¿Cuál fue la primera selección sudamericana en participar de unos Juegos Olímpicos? La respuesta tiene un matiz celeste y una garra inconfundible. Hablamos de Uruguay, que en París 1924 se estrenó a lo grande en tierras francesas, colgándose la medalla de oro ante la sorpresa (inmerecida) de toda Europa.

En aquellos Juegos los europeos se burlaron en demasía de los sudamericanos. Sin embargo, a punta de goles debieron tragarse su arrogancia y soberbia, pues les costó demasiado caro haber mirado en menos a los uruguayos.

A mediados de mayo de 1924 la ‘celeste’ llegó a París en el más absoluto anonimato. Nadie los conocía. De hecho su primer rival en los Juegos, Yugoslavia, mandó emisarios a espiarlos durante los entrenamientos.

Pero los ‘charrúas’, inteligentes, les dieron una verdadera lección de humildad. Sabiendo que los estaban observando, fingieron dentro del campo de juego. Fallaron disparos, tropezaron en cada pase que dieron y no acertaron a ni un disparo al arco.

El reporte de los yugoslavos fue categórico. “Dan pena estos pobres muchachitos que vinieron de tan lejos…No tienen idea de lo que es el fútbol”.

Sin embargo, algo de idea tenían, ya que el sábado 26 de mayo humillaron a Yugoslavia por 7-0. El campeón de Sudamérica estaba recién calentando.

La supremacía europea en estos Juegos Olímpicos era abrumadora. De los 22 equipos participantes 18 pertenecían al viejo continente. Los ‘otros’: Egipto, Turquía, Estados Unidos y Uruguay, eran despreciados.

En el caso de la ‘celeste’ los europeos, con su soberbia o ignorancia, olvidaron un pequeño gran detalle. Uruguay se ganó su lugar en la cita Olímpica por conquistar la Copa América, el primer torneo continental en la historia del fútbol. Y no solo en una ocasión, sino que en cuatro (1917, 1920, 1923, 1924).

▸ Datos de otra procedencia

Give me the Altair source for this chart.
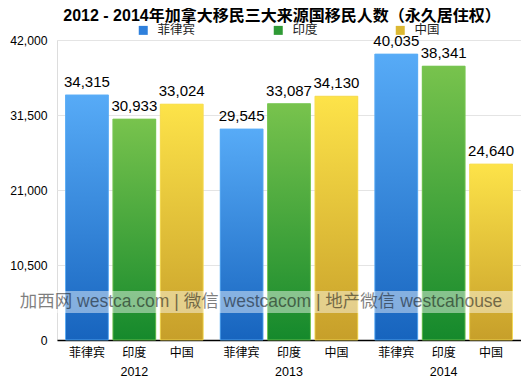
import altair as alt
import pandas as pd

years = ["2012", "2013", "2014"]
countries = ["菲律宾", "印度", "中国"]
philippines = [34315, 29545, 40035]
india = [30933, 33087, 38341]
china = [33024, 34130, 24640]
y_ticks = [0, 10500, 21000, 31500, 42000]
title_text = "2012 - 2014年加拿大移民三大来源国移民人数（永久居住权）"
watermark = "加西网 westca.com | 微信 westcacom | 地产微信 westcahouse"

series = {"菲律宾": philippines, "印度": india, "中国": china}
rows = []
for c in countries:
    for yr, v in zip(years, series[c]):
        rows.append({"year": yr, "country": c, "value": v})
df = pd.DataFrame(rows)

FONT = "Liberation Sans, Noto Sans CJK SC, sans-serif"
gradients = {
    "菲律宾": ("#57abf7", "#1764be"),
    "印度": ("#78c34d", "#15892c"),
    "中国": ("#fde349", "#c79f2a"),
}
strokes = {"菲律宾": "#5eb0f8", "印度": "#7ccb52", "中国": "#f8df55"}
legend_colors = ["#2f80dc", "#2f9a35", "#dcb833"]

x_enc = alt.X(
    "year:N", sort=years,
    scale=alt.Scale(domain=years, paddingInner=0.11, paddingOuter=0.055),
    axis=alt.Axis(title=None, labelAngle=0, ticks=False, domain=True,
                  domainColor="#000000", domainWidth=1.5, labelPadding=25,
                  labelFontSize=12.5, labelColor="#000000", labelFont=FONT,
                  grid=False),
)
xoff = alt.XOffset("country:N", sort=countries,
                   scale=alt.Scale(domain=countries, paddingInner=0.095, paddingOuter=0))
y_enc = alt.Y(
    "value:Q",
    scale=alt.Scale(domain=[0, 42000], nice=False),
    axis=alt.Axis(values=y_ticks, format=",", labelExpr="format(datum.value, ',')",
                  title=None, ticks=False, domain=False,
                  labelPadding=10, labelFontSize=12.2, gridColor="#e4e4e4",
                  labelColor="#000000", labelFont=FONT),
)

base = alt.Chart(df)

legend_bars = base.mark_bar().encode(
    x=x_enc, xOffset=xoff, y=y_enc,
    color=alt.Color(
        "country:N", sort=countries,
        scale=alt.Scale(domain=countries, range=legend_colors),
        legend=alt.Legend(
            orient="none", legendX=80, legendY=-16, direction="horizontal",
            title=None, symbolType="square", symbolSize=81, symbolStrokeWidth=0,
            labelFontSize=12.5, labelOffset=8, columnPadding=76, labelFont=FONT,
            labelColor="#222222",
        ),
    ),
)

layers = [legend_bars]
for c in countries:
    top, bottom = gradients[c]
    grad = alt.Gradient(
        gradient="linear",
        stops=[alt.GradientStop(color=top, offset=0), alt.GradientStop(color=bottom, offset=1)],
        x1=0, x2=0, y1=0, y2=1,
    )
    layers.append(
        base.transform_filter(alt.datum.country == c)
        .mark_bar(color=grad, stroke=strokes[c], strokeWidth=1, strokeOpacity=0.8)
        .encode(x=x_enc, xOffset=xoff, y=y_enc)
    )

wm_df = pd.DataFrame({"t": [watermark]})
band = alt.Chart(wm_df).mark_rect(color="white", opacity=0.45).encode(
    x=alt.value(0), x2=alt.value(464), y=alt.value(251), y2=alt.value(273)
)
wm_text = alt.Chart(wm_df).mark_text(
    fontSize=17.5, color="#000000", opacity=0.5, font=FONT, baseline="middle", align="center"
).encode(x=alt.value(204), y=alt.value(262), text="t:N")

value_labels = base.mark_text(dy=-5, baseline="bottom", fontSize=15, font=FONT, color="#000000").encode(
    x=x_enc, xOffset=xoff, y=y_enc, text=alt.Text("value:Q", format=",")
)
cat_labels = base.mark_text(dy=13, baseline="middle", fontSize=12, font=FONT, color="#000000").encode(
    x=x_enc, xOffset=xoff, y=alt.value(300), text="country:N"
)

chart = alt.layer(*layers, band, wm_text, value_labels, cat_labels).properties(
    width=464, height=300,
    title=alt.TitleParams(text=title_text, fontSize=16, fontWeight="bold", font=FONT,
                          anchor="middle", frame="group", offset=0, dx=-7, color="#000000"),
    autosize=alt.AutoSizeParams(type="none"),
    padding={"left": 49, "top": 32, "right": 0, "bottom": 40},
).configure_view(stroke=None).configure(background="white")

chart.save("out.html", embed_options={"renderer": "svg", "actions": False})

“No sabían de nosotros porque nuestros roces internacionales eran muy reducidos, y habíamos competido sólo en Río de Janeiro, Viña del Mar, Buenos Aires y Montevideo. Nos veían pequeños porque cruzamos el Atlántico en camarotes de tercera clase. No sabían que en nuestro equipo era tan importante el entrenador como el doctor y el experto en condición física. Queríamos jugar a todo ritmo los 90 minutos de cada partido. Nos concentramos en el torneo. Por eso evitamos la tentación de vivir en París y escogimos la paz del pequeño Argenteuil”, señaló en ese entonces el entrenador de Uruguay Ernesto Figoli.

Con el pasar del torneo los europeos comenzaron a entender que su fútbol no tenía comparación con el sudamericano. Su juego estaba basado en la fuerza y velocidad, y no podía competir con el fútbol de toque, con esos cambios de ritmo que desconcertaban a sus rivales, con ese característico gambeteo que exaltaba las combinaciones y al mismo tiempo las individualidades.

Además, ellos no tenían jugadores de la talla del portero Mazali, del zaguero José Nasazzi (capitán y líder indiscutible de aquella selección. No por algo le llamaban ‘el mariscal’), del volante José Leandro ‘negro’ Andrade (apodado ‘Maravilla negra’ por los franceses), del delantero Pedro Cea (le llaman el ‘peón’ por su incansable trabajo dentro del campo de juego), ni al centrodelantero Pedro Petrone.

Ni hablar de Héctor Scarone, el ‘mago’, y de Borelli (apodado así con el nombre de una famosa vedette) por su carácter caprichoso.

El segundo partido los uruguayos enfrentaron a Estados Unidos. Nuevamente los ‘charrúas’ mostraron de lo que estaban hechos y golearon a los norteamericanos por 3-0.

En cuartos de final los dirigidos por Figoli se enfrentarían a la local Francia. El morbo previo al encuentro creció en demasía. Más de 45 mil almas llenaron el Colombés para ver aquel partido.

Sin embargo, los aficionados galos se fueron con la cola entre las piernas del estadio, ya que su selección fue demolida por Uruguay. 5-1 acabó a favor de los sudamericanos.

Pese a su arrollador comienzo, la ‘celeste’ por poco queda fuera de los Juegos Olímpicos. En semifinales, los charrúas se midieron ante la poderosa Holanda, su más fuerte rival. Solo los goles de Scarone y Cea le dieron el triunfo por 2-1.

La final ante Suiza fue solo un trámite. Los sudamericanos derrotaron con comodidad a su rival por 3-0 y conquistaron la medalla de oro.

Los jugadores, eufóricos, corrieron por toda la cancha al pie de las tribunas. De esa manera nació la que sería llamada años después como “la vuelta olímpica: el festejo de los campeones”.